The appellant, who is defendant 2 in a suit brought by the respondent to enforce a mortgage, appeals from a decree of the High Court of Judicature at Madras dated 20th April 1937, which modified a decree of the subordinate Judge of Devakottai dated 31st July 1930. The mortgage in suit was executed on 22nd December 1916, in favour of Ekappa Chettiar by Annamalai Chettiar, who is defendant 1 in the present suit, "for himself and as family manager and guardian of his undivided younger brother Ramanathan," the present appellant, for the sum of Rs.5000, on the security of certain properties belonging to the joint undivided family. The consideration was stated to have been received "by your obtaining the same and paying the same towards the debts due by our common firm at Colombo."
Chokalingham Chettiar, who had three daughters by his first wife, but no son, adopted defendant 1 as his son. After the death of his first wife, he married a second wife, by whom he had a son, the appellant. Chokalingham, who died in the early part of 1910 or sooner, carried on a business in Colombo. The appellant and defendant 1 are members of an undivided Hindu family, governed by the Mitakshara law. In 1916 defendant 1 was karta of the family, the appellant being then a minor. On 3rd January 1924, the respondent acquired for Rs.5000 the interest of Ekappa Chettiar in the mortgage, and he brought the present suit to enforce the mortgage on 14th March 1927.
The only question in the appeal is whether the mortgage of 1916 is binding on the interest of the appellant in the property mortgaged. There can be no doubt that, in accordance with the principles established by this Board, the respondent, as plaintiff in the suit, is required either to show that there was necessity for the loan, or that the mortgagee made reasonable enquiry as to the necessity for the loan and that the facts represented to him were such as, if true, would have justified the loan. The reason for the loan, as alleged in the mortgage in suit, was the discharge pro tanto of debts due by the family business in Colombo. This involves two questions of fact, namely the continued existence of the family business in Colombo in 1916, and the indebtedness of such business.
In the opinion of their Lordships there is no evidence sufficient to establish - even prima facie-these facts, and there is no evidence of any enquiry made by the mortgagee, Ekappa Chettiar, as to the truth of the representations made to him by the mortgagor, defendant 1. The statements of the latter in his written statement, which were not supported in evidence, are of no value as against the appellant. The respondent relied on three documents, Exs. G, H and J, all dated 30th July 1910, but these are of little or no relevance; they are, if anything, more suggestive of the Colombo business having been wound up in 1910, than of its continuation as a going business after Chokalingham's death. There is literally no evidence as to the position in 1916, and their Lordships find themselves unable to agree with the construction that the High Court have placed on the written statement of the appellant. Their Lordships are unable to read the appellant's pleading as otherwise than a complete denial of both the continuance of the Colombo business and of the existence of debts of such business in 1916. Nor are their Lordships able to agree with the criticisms of the learned Judges as to the non-production of the business books. In answer to the order for discovery, the appellant filed an affidavit on 16th November 1927, to the effect that these documents were not, and never had been, in his possession, or under his control. On 23rd November 1927, defendant 1 filed an affidavit to the effect that the accounts had been given to the two Panchayatdars, both of whom were dead, and that he did not know in whose possession the documents were. On 5th December 1927, the following entry appears on the order sheet:
Petition by plaintiff to direct defendants 1 and 2 to discover on oath. Statements filed may be taken to be sufficient. Petition closed.

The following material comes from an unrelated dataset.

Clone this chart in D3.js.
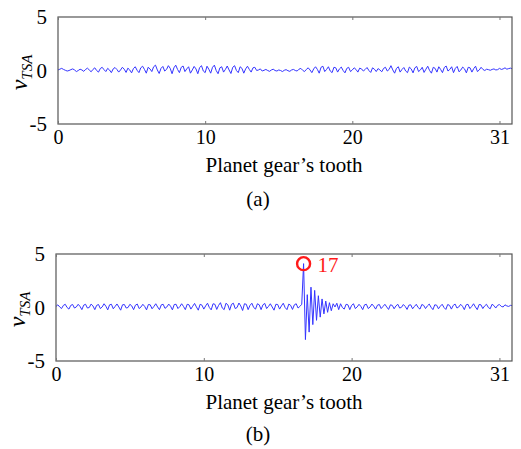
<!DOCTYPE html>
<html>
<head>
<meta charset="utf-8">
<script src="https://cdn.jsdelivr.net/npm/d3@7"></script>
<style>
  body { margin: 0; background: #fff; }
  text { font-family: "Liberation Serif", "Times New Roman", serif; }
</style>
</head>
<body>
<div id="chart"></div>
<script>
// sample spacing along the tooth axis (8 samples per tooth)
var sampleStep = 0.125;

var xTicks = [0, 10, 20, 30];
var xTickLabels = ["0", "10", "20", "31"];
var yTicks = [5, 0, -5];
var yTickLabels = ["5", "0", "-5"];

// (a) healthy gear
var seriesA = [
  0.05,0.12,0.2,0.1,0.02,-0.05,0.0,0.08,
  0.15,0.05,-0.1,0.0,0.12,0.05,-0.08,0.1,
  0.22,0.05,-0.12,0.1,0.25,0.0,-0.15,0.18,
  0.3,0.08,-0.1,0.2,0.05,-0.2,0.15,0.28,
  0.1,-0.15,0.05,0.3,0.12,-0.18,0.22,0.05,
  -0.22,0.18,0.35,0.02,-0.2,0.25,0.4,0.1,
  -0.25,0.3,0.15,-0.1,0.35,0.5,0.05,-0.28,
  0.2,0.38,-0.05,0.1,0.45,0.2,-0.3,0.25,
  0.5,0.1,-0.2,0.3,0.42,-0.1,0.15,0.35,
  -0.25,0.05,0.38,0.15,-0.3,0.28,0.45,-0.05,
  -0.2,0.4,0.12,-0.25,0.3,0.5,0.0,-0.3,
  0.25,0.35,-0.15,0.1,0.42,0.05,-0.28,0.3,
  0.45,0.0,-0.2,0.35,0.2,-0.25,0.15,0.4,
  0.1,-0.15,0.25,0.3,0.0,0.05,0.15,-0.05,
  0.02,0.1,0.0,-0.08,0.05,0.12,0.0,-0.05,
  0.05,0.0,-0.1,0.02,0.08,-0.02,-0.08,0.05,
  0.1,0.0,-0.05,0.12,0.2,0.02,-0.1,0.1,
  0.25,0.05,-0.2,0.15,0.35,0.1,-0.25,0.3,
  0.4,-0.1,0.1,0.35,-0.05,-0.2,0.3,0.25,
  -0.15,0.15,0.32,0.0,-0.22,0.2,0.3,-0.1,
  0.05,0.25,0.1,-0.15,0.22,0.15,-0.05,0.1,
  0.28,0.0,-0.18,0.25,0.12,-0.1,0.18,0.05,
  -0.12,0.2,0.3,-0.05,0.1,0.45,0.05,-0.25,
  0.2,0.35,-0.15,0.1,0.28,-0.05,-0.2,0.32,
  0.15,-0.22,0.25,0.38,-0.1,0.05,0.3,-0.18,
  0.12,0.4,0.0,-0.25,0.3,0.2,-0.15,0.35,
  0.1,-0.2,0.28,0.42,-0.05,0.1,0.35,-0.2,
  0.2,0.38,-0.12,0.05,0.32,0.15,-0.22,0.3,
  0.25,-0.15,0.18,0.4,-0.1,0.05,0.3,0.1,
  0.0,0.12,0.08,0.02,0.1,0.15,0.05,0.08,
  0.2,0.1,0.15,0.25,0.12,0.18,0.22,0.15
];

// (b) faulty gear, impulse at tooth 17
var seriesB = [
  0.1,0.25,0.05,-0.1,0.2,0.3,0.0,-0.15,
  0.2,0.28,-0.05,0.05,0.3,0.1,-0.2,0.22,
  0.3,-0.05,0.0,0.32,0.15,-0.2,0.2,0.28,
  -0.1,0.05,0.35,0.12,-0.22,0.25,0.3,-0.12,
  0.1,0.33,0.05,-0.25,0.25,0.28,-0.05,0.0,
  0.3,0.15,-0.2,0.22,0.32,-0.1,0.05,0.3,
  0.1,-0.22,0.28,0.25,-0.12,0.1,0.35,0.05,
  -0.2,0.25,0.3,-0.08,0.05,0.32,0.12,-0.22,
  0.28,0.3,-0.1,0.08,0.35,0.1,-0.2,0.3,
  0.25,-0.15,0.12,0.38,0.05,-0.25,0.3,0.22,
  -0.15,0.15,0.4,0.0,-0.22,0.35,0.3,-0.18,
  0.2,0.45,-0.05,-0.2,0.4,0.25,-0.25,0.3,
  0.4,-0.1,0.0,0.42,0.15,-0.28,0.35,0.3,
  -0.2,0.2,0.4,0.0,-0.15,0.35,0.25,-0.2,
  0.25,0.38,-0.1,0.1,0.35,0.05,-0.25,0.3,
  0.28,-0.15,0.15,0.4,0.0,-0.2,0.32,0.2,
  -0.18,0.25,0.35,-0.05,0.1,0.3,4.1,-3.0,
  1.2,-2.3,1.9,-1.6,1.6,-1.2,1.1,-0.9,
  0.8,-0.6,0.6,-0.45,0.45,-0.3,0.35,0.05,
  0.4,-0.2,0.35,0.0,-0.15,0.3,0.25,-0.2,
  0.2,0.35,-0.1,0.05,0.3,0.1,-0.2,0.25,
  0.3,-0.1,0.05,0.32,0.12,-0.15,0.22,0.28,
  -0.1,0.1,0.3,0.05,-0.18,0.25,0.2,-0.12,
  0.15,0.3,-0.05,0.02,0.28,0.1,-0.18,0.22,
  0.25,-0.12,0.1,0.3,0.0,-0.15,0.28,0.2,
  -0.1,0.15,0.32,0.02,-0.2,0.25,0.22,-0.12,
  0.12,0.3,0.0,-0.18,0.28,0.2,-0.15,0.2,
  0.32,-0.05,0.05,0.3,0.12,-0.2,0.25,0.3,
  -0.1,0.1,0.35,0.05,-0.2,0.28,0.25,-0.1,
  0.15,0.3,0.0,-0.12,0.3,0.18,-0.05,0.2,
  0.28,0.1,0.05,0.25,0.15,0.1,0.2,0.18
];

var W = 521, H = 449;
var svg = d3.select("#chart").append("svg")
  .attr("width", W).attr("height", H);

var panels = [
  {data: seriesA, left: 58, right: 512, top: 17, bottom: 124, tag: "(a)", tagY: 206, xlabY: 172, mark: false},
  {data: seriesB, left: 56, right: 512, top: 254, bottom: 361, tag: "(b)", tagY: 441, xlabY: 409, mark: true}
];

panels.forEach(function(p, k) {
  var x = d3.scaleLinear().domain([0, 30.85]).range([p.left, p.right]);
  var y = d3.scaleLinear().domain([-5, 5]).range([p.bottom, p.top]);
  var g = svg.append("g");

  g.append("clipPath").attr("id", "clip" + k)
    .append("rect")
      .attr("x", p.left).attr("y", p.top)
      .attr("width", p.right - p.left).attr("height", p.bottom - p.top);

  var line = d3.line()
    .x(function(d, i) { return x(i * sampleStep); })
    .y(function(d) { return y(d); });

  g.append("path")
    .datum(p.data)
    .attr("clip-path", "url(#clip" + k + ")")
    .attr("fill", "none")
    .attr("stroke", "#3434ff")
    .attr("stroke-width", 1)
    .attr("d", line);

  // box
  g.append("rect")
    .attr("x", p.left).attr("y", p.top)
    .attr("width", p.right - p.left).attr("height", p.bottom - p.top)
    .attr("fill", "none").attr("stroke", "#555").attr("stroke-width", 1.2);

  // bottom axis, ticks inward
  var xb = g.append("g")
    .attr("transform", "translate(0," + p.bottom + ")")
    .call(d3.axisBottom(x).tickValues(xTicks).tickSizeInner(-3).tickSizeOuter(0)
      .tickPadding(6).tickFormat(function(d, i) { return xTickLabels[i]; }));
  xb.select(".domain").remove();
  xb.selectAll("line").attr("stroke", "#777");
  xb.selectAll("text").attr("font-size", 20).attr("fill", "#000")
    .attr("font-family", "Liberation Serif");

  // top ticks
  g.append("g")
    .attr("transform", "translate(0," + p.top + ")")
    .call(d3.axisTop(x).tickValues(xTicks).tickSizeInner(-3).tickSizeOuter(0).tickFormat(""))
    .call(function(s) { s.select(".domain").remove(); s.selectAll("line").attr("stroke", "#777"); });

  // left axis
  var yl = g.append("g")
    .attr("transform", "translate(" + p.left + ",0)")
    .call(d3.axisLeft(y).tickValues(yTicks).tickSizeInner(0).tickSizeOuter(0)
      .tickPadding(11).tickFormat(function(d, i) { return yTickLabels[i]; }));
  yl.select(".domain").remove();
  yl.selectAll("text").attr("font-size", 21).attr("fill", "#000")
    .attr("font-family", "Liberation Serif");

  // y label
  var ly = g.append("text")
    .attr("transform", "translate(" + (p.left - 31) + "," + (y(0) + 2) + ") rotate(-90)")
    .attr("text-anchor", "middle")
    .attr("fill", "#000");
  ly.append("tspan").attr("font-style", "italic").attr("font-size", 24).text("v");
  ly.append("tspan").attr("font-style", "italic").attr("font-size", 15)
    .attr("dy", 5).text("TSA");

  // x label
  g.append("text")
    .attr("x", 284)
    .attr("y", p.xlabY)
    .attr("text-anchor", "middle")
    .attr("font-size", 21)
    .attr("fill", "#000")
    .text("Planet gear\u2019s tooth");

  g.append("text")
    .attr("x", 258).attr("y", p.tagY)
    .attr("text-anchor", "middle")
    .attr("font-size", 21)
    .attr("fill", "#000")
    .text(p.tag);

  if (p.mark) {
    var peak = d3.maxIndex(p.data);
    var cx = x(peak * sampleStep), cy = y(p.data[peak]);
    g.append("circle")
      .attr("cx", cx).attr("cy", cy).attr("r", 6.5)
      .attr("fill", "none").attr("stroke", "#ff1a1a").attr("stroke-width", 2.4);
    g.append("text")
      .attr("x", cx + 14).attr("y", cy + 8)
      .attr("font-size", 21)
      .attr("fill", "#ff1a1a")
      .text(String(Math.round(peak * sampleStep)));
  }
});
</script>
</body>
</html>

The respondent appears to have taken no further steps in the matter. The learned Judges of the High Court held that the defendants had deliberately withheld this evidence from the Court, which was peculiarly within their knowledge, and that the inference was irresistible that had it been produced, it would have been fatal to their case. Their Lordships agree with the view of the subordinate Judge. The evidence, acquiesced in by the respondent, negatives any deliberate withholding on the part of either defendant; there is no reason why the appellant should have ever had the documents, or have known what they contained, and there is no ground for any adverse inference. There seems little doubt that, if they had not been affected by this point and the construction that they placed upon the written statement of the appellant, the learned Judges would have agreed, as their Lordships do, with the subordinate Judge's dismissal of the suit as against the appellant. Their Lordships will therefore humbly advise His Majesty that the appeal should be allowed, that the decree of the High Court so far as it relates to the appellant, should be set aside, and that the respondent should pay the appellant's costs of this appeal and in the High Court.